Because of what I do, working with internet technologies, and given that I am also a “mobile” employee – I work from home, from airport club lounges, from airplanes, from hotel rooms, from classrooms, and very occasionally from an IBM office – I spend the vast bulk of my time online.
We have a VPN system for work, where we can connect to our intranet to get mail and do our work via any internet connection. They supply us broadband connections at home so that we can work as effectively from home as we could in the office. We rely very heavily on internet type technologies at work to communicate and collaborate and make the “virtual” teams work, which they generally do very well.
The ongoing jokes in our team are that we only go to the office to submit expense claims, and we see our team member more frequently at breakfast at the Sheraton Towers hotel in Melbourne than we do in our office in Sydney.
All this, plus a great personal interest of internet technologies means that I spend most of my time online for both work and pleasure. In fact, I have become so dependent on it, that being disconnected is quite disconcerting. Many people would see this as a bad thing – I often get accused of not having a life, however I am contstantly in communication with my work colleagues as well as my friends – I probably communicate more with other people (most of whom I actually have met), than a lot of not-so-connected people would.

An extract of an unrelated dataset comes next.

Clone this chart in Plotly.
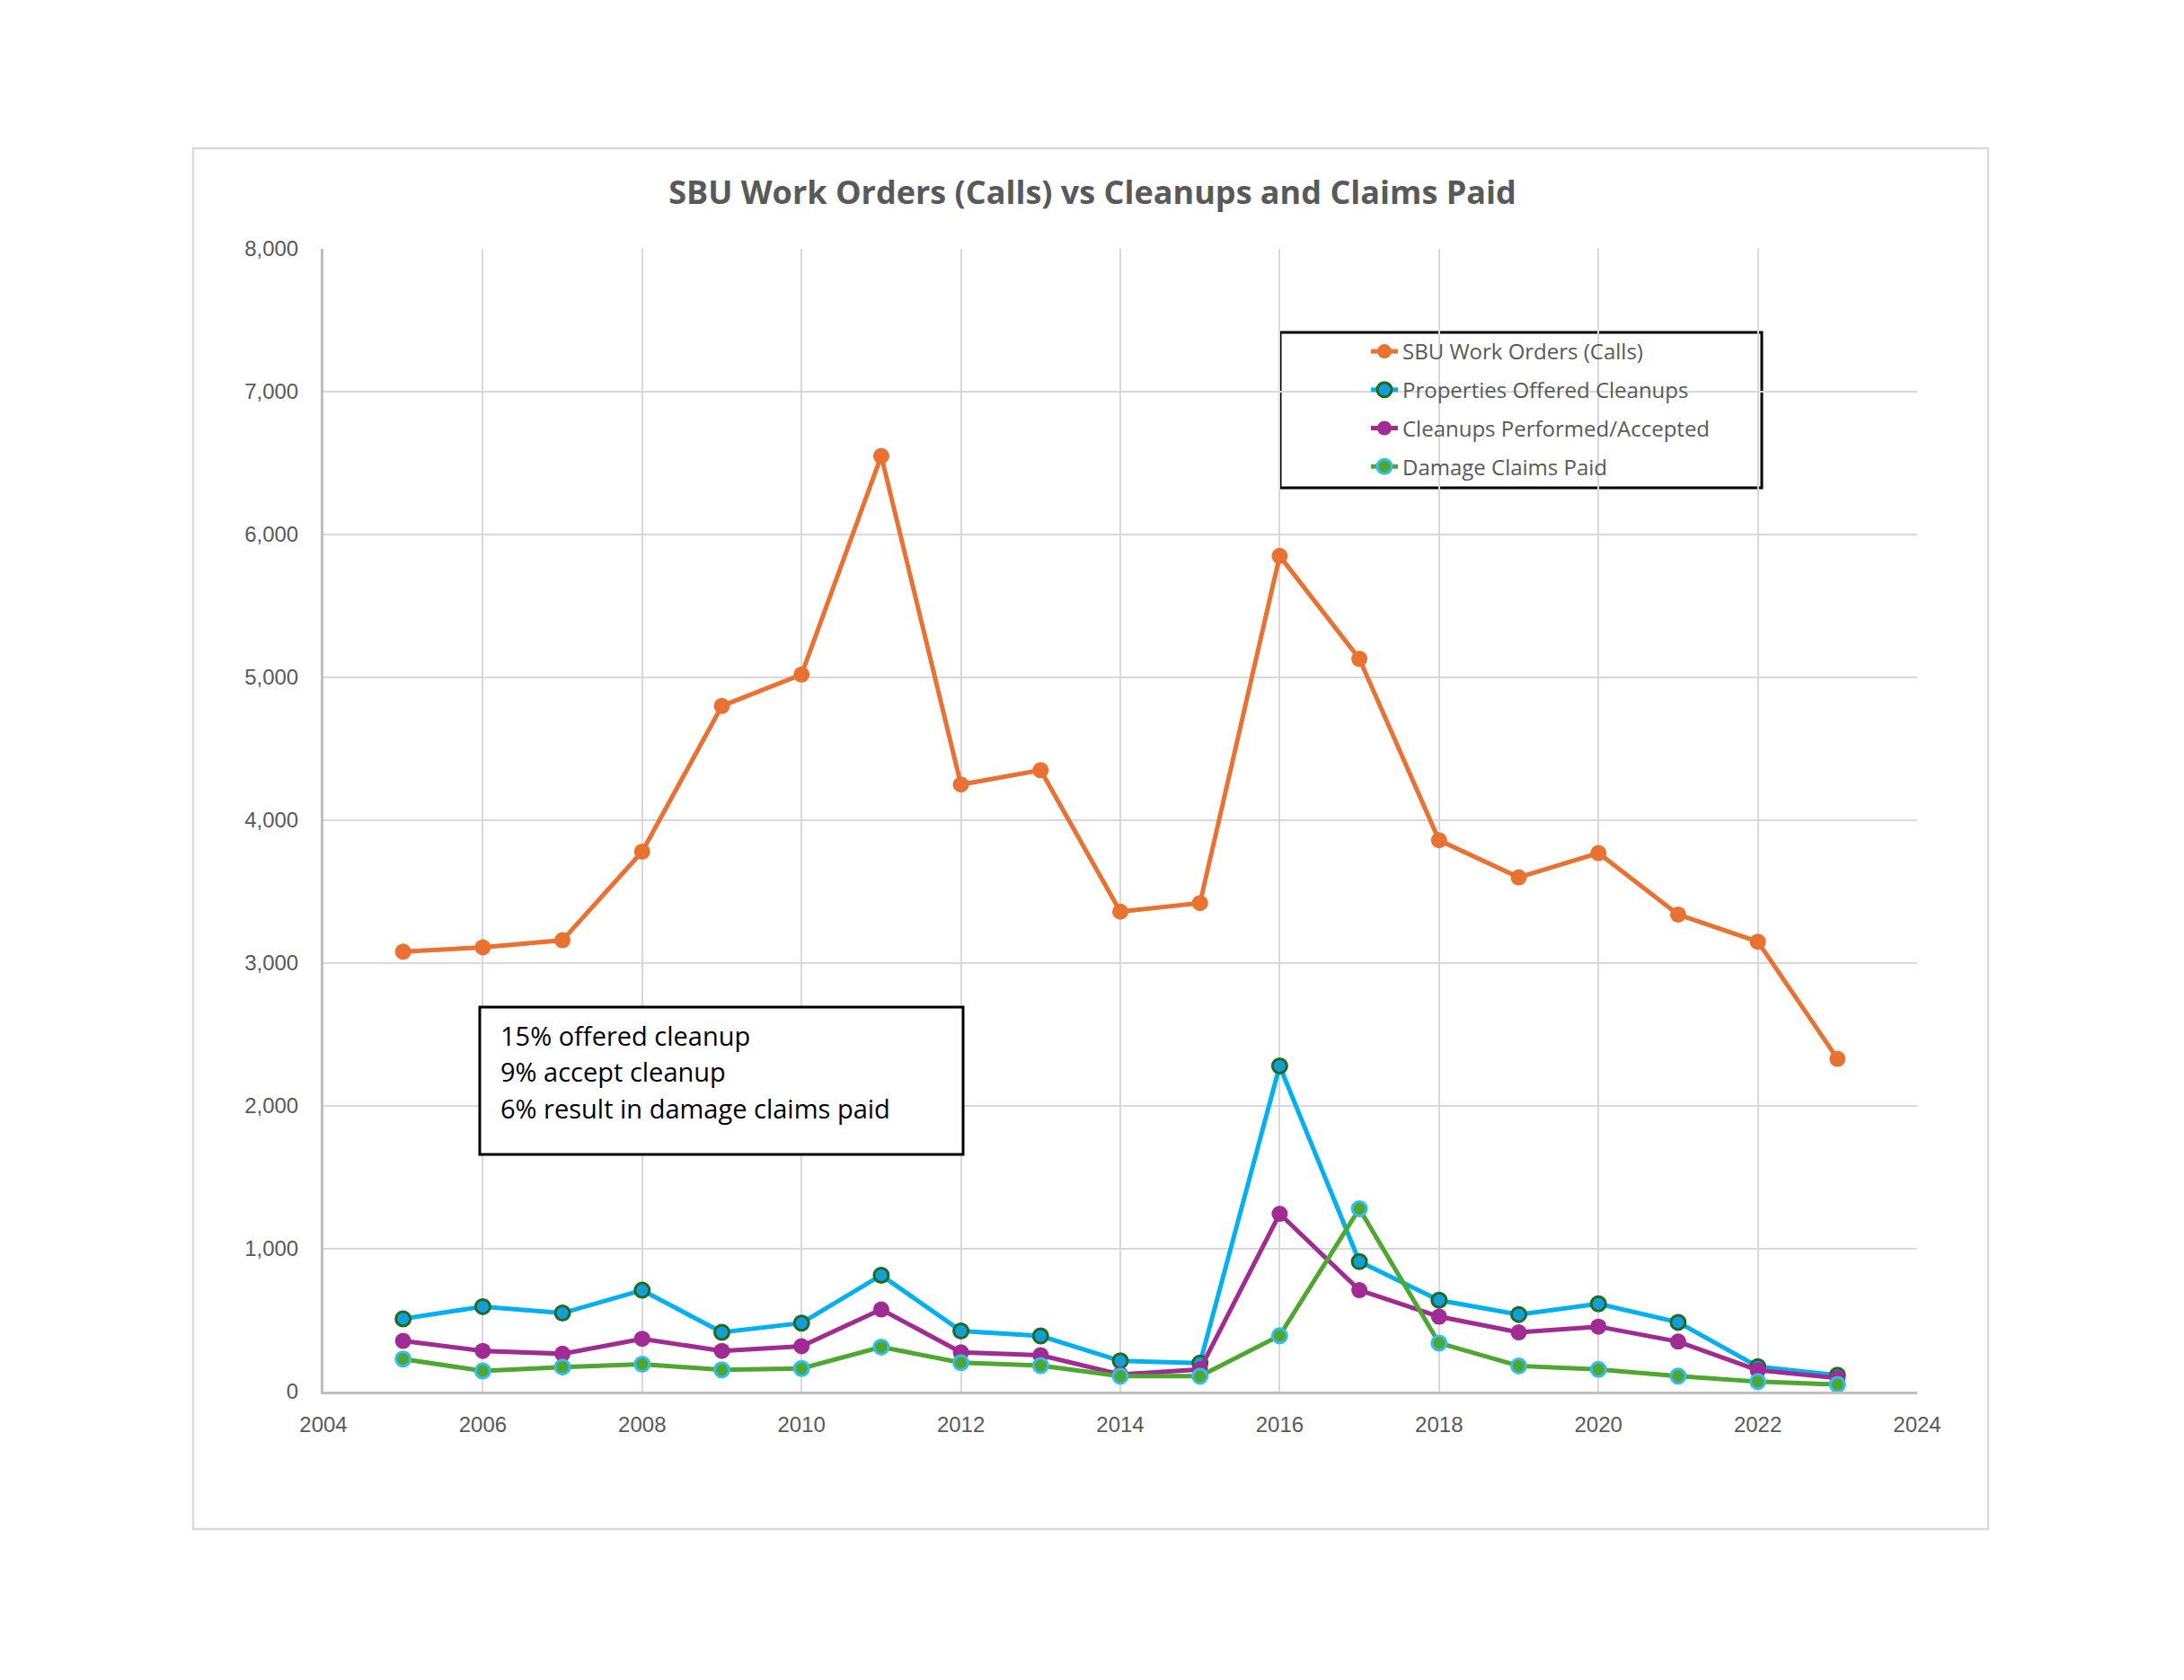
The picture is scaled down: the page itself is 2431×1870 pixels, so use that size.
import plotly.graph_objects as go

years = list(range(2005, 2024))
calls = [3080, 3110, 3160, 3780, 4800, 5020, 6550, 4250, 4350, 3360, 3420, 5850, 5130, 3860, 3600, 3770, 3340, 3150, 2330]
offered = [510, 595, 550, 710, 415, 480, 815, 425, 390, 215, 200, 2280, 910, 640, 540, 615, 485, 175, 115]
accepted = [355, 285, 265, 370, 285, 318, 575, 275, 255, 120, 155, 1245, 710, 525, 415, 455, 350, 150, 95]
claims = [228, 145, 172, 192, 152, 162, 312, 203, 182, 108, 108, 392, 1280, 340, 180, 155, 108, 70, 50]

series_names = ["SBU Work Orders (Calls)", "Properties Offered Cleanups",
                "Cleanups Performed/Accepted", "Damage Claims Paid"]
note_lines = ["15% offered cleanup", "9% accept cleanup", "6% result in damage claims paid"]
title_text = "SBU Work Orders (Calls) vs Cleanups and Claims Paid"

OFF = 8  # page body margin
W, H = 2431 - OFF, 1870 - OFF
PL, PR, PT, PB = 360, 2134, 277, 1549  # plot area in page pixels


def px(x):
    return (x - PL) / (PR - PL)


def py(y):
    return (PB - y) / (PB - PT)


fig = go.Figure()

styles = [
    dict(line=dict(color="#E97132", width=5),
         marker=dict(color="#E97132", size=18, line=dict(color="#E97132", width=0))),
    dict(line=dict(color="#00B0F0", width=5),
         marker=dict(color="#159DD6", size=16, line=dict(color="#1E6B24", width=3))),
    dict(line=dict(color="#A02B93", width=5),
         marker=dict(color="#A02B93", size=18, line=dict(color="#A02B93", width=0))),
    dict(line=dict(color="#4EA72E", width=5),
         marker=dict(color="#4EA72E", size=16, line=dict(color="#33BDF0", width=3))),
]

for i, (name, vals) in enumerate(zip(series_names, [calls, offered, accepted, claims])):
    fig.add_trace(go.Scatter(x=years, y=vals, mode="lines+markers", name=name,
                             legendgroup=f"g{i}", **styles[i]))

fig.update_layout(
    width=W, height=H, autosize=False,
    margin=dict(l=PL - OFF, r=W - (PR - OFF), t=PT - OFF, b=H - (PB - OFF), pad=0),
    paper_bgcolor="white", plot_bgcolor="white",
    title=dict(text=title_text, x=(1216 - OFF) / W, xref="container", xanchor="center",
               y=1 - (214 - OFF) / H, yref="container", yanchor="middle",
               font=dict(family="Open Sans", size=36, color="#595959", weight="bold")),
    showlegend=True,
    legend=dict(x=px(1521), y=py(369), xanchor="left", yanchor="top",
                bgcolor="rgba(0,0,0,0)", borderwidth=0, tracegroupgap=8.5,
                font=dict(family="Open Sans", size=24, color="#595959")),
    font=dict(family="Liberation Sans", size=24, color="#595959"),
)

fig.update_xaxes(range=[2004, 2024], dtick=2, tick0=2004, showgrid=True,
                 gridcolor="#D9D9D9", gridwidth=2, showline=True, linecolor="#BFBFBF",
                 linewidth=3, zeroline=False, ticks="", ticklabelstandoff=13,
                 tickfont=dict(family="Liberation Sans", size=24, color="#595959"))
fig.update_yaxes(range=[0, 8000], dtick=1000, tickformat=",d", showgrid=True,
                 gridcolor="#D9D9D9", gridwidth=2, showline=True, linecolor="#BFBFBF",
                 linewidth=3, zeroline=False, ticks="", ticklabelstandoff=20,
                 tickfont=dict(family="Liberation Sans", size=24, color="#595959"))

# outer chart border
fig.add_shape(type="rect", xref="paper", yref="paper",
              x0=px(215), x1=px(2213), y0=py(1702), y1=py(165),
              line=dict(color="#D9D9D9", width=2.5), fillcolor="rgba(0,0,0,0)", layer="below")
# legend box
fig.add_shape(type="rect", xref="paper", yref="paper",
              x0=px(1425), x1=px(1961), y0=py(543), y1=py(370),
              line=dict(color="black", width=3), fillcolor="white", layer="below")
# note box
fig.add_shape(type="rect", xref="paper", yref="paper",
              x0=px(534), x1=px(1072), y0=py(1285), y1=py(1121),
              line=dict(color="black", width=3), fillcolor="white", layer="above")

for k, t in enumerate(note_lines):
    fig.add_annotation(text=t, xref="paper", yref="paper", x=px(555), y=py(1152 + 40.5 * k),
                       xanchor="left", yanchor="middle", showarrow=False,
                       font=dict(family="Open Sans", size=29, color="black"))

fig.write_html("out.html")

The power of collaboration using the internet is quite amazing, and it doesn’t matter where we are geographically, we can still communicate and “team” with people anywhere in the world.
Interestingly, I spend relatively little time “surfing” the net. The internet is a tool to me, I use it to find information that I need, I use it to communicate, I use it to collaborate, I use it to learn.
Note to self – one day I must write about the last great constraint to global communications – timezones.